The sheer number and diverse assignments of these /24 prefixes effectively prohibited address aggregation. Over time, the routing system evolved to handle an ever-increasing number of prefixes, but few, if any, routers from the early days would be able to load and compute the routing tables that exist today. Small prefixes and the routing table entries continue to grow. As of this writing, a full IPv4 routing table is approximately 1 million entries. Two decades prior, there were only 150,000 routes.

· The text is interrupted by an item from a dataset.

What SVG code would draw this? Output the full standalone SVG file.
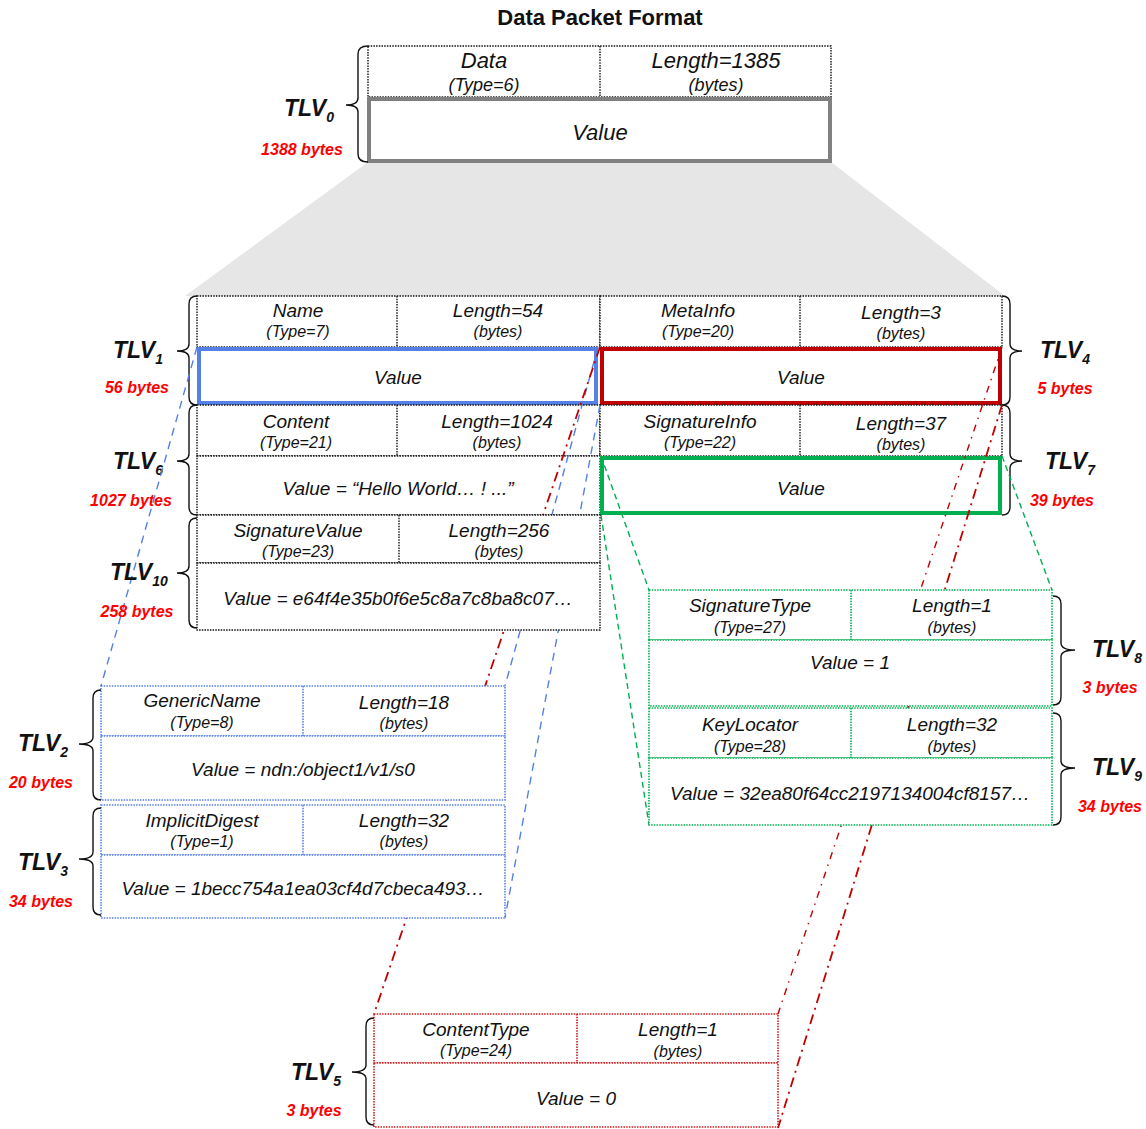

When people suggest the Internet is a collection of loosely cooperating Autonomous Systems, the swamp might have been considered ‘exhibit A’, foreshadowing the new normal of IPv4 addressing disorganization.

The last of the /8 IPv4 address allocations from the Internet Assigned Numbers Authority (IANA) to Regional Internet Registries (RIRs) were made in 2011. Obtaining previously unassigned IPv4 addresses is now becoming a thing of the past. IPv4 address scarcity has led to a variety of reactions from users and the market. Large blocks of assigned IPv4 addresses (/16 or larger) are routinely transferred from one holder to another for hundreds of thousands of dollars. Waiting lists and address-leasing companies are now part of the IPv4 address assignment landscape. Many organizations with lots of addresses in the legacy Class A or B networks have split them up or transferred them to the highest bidder.

It is well known that the big cloud providers, such as Amazon and Microsoft, have gobbled up many IPv4 address blocks on the market, divvying them up across their global data centre infrastructure. Network Address Translators (NATs) continue to be widely used and relied upon. Interest in and deployment growth of IPv6 addressing continues to grow every year. We began to wonder about all these changes, especially considering how the IPv4 address space structure and organization have changed. The implications the new normal has on routing are obvious, but less well understood is what effect these changes have had on address and network reputation.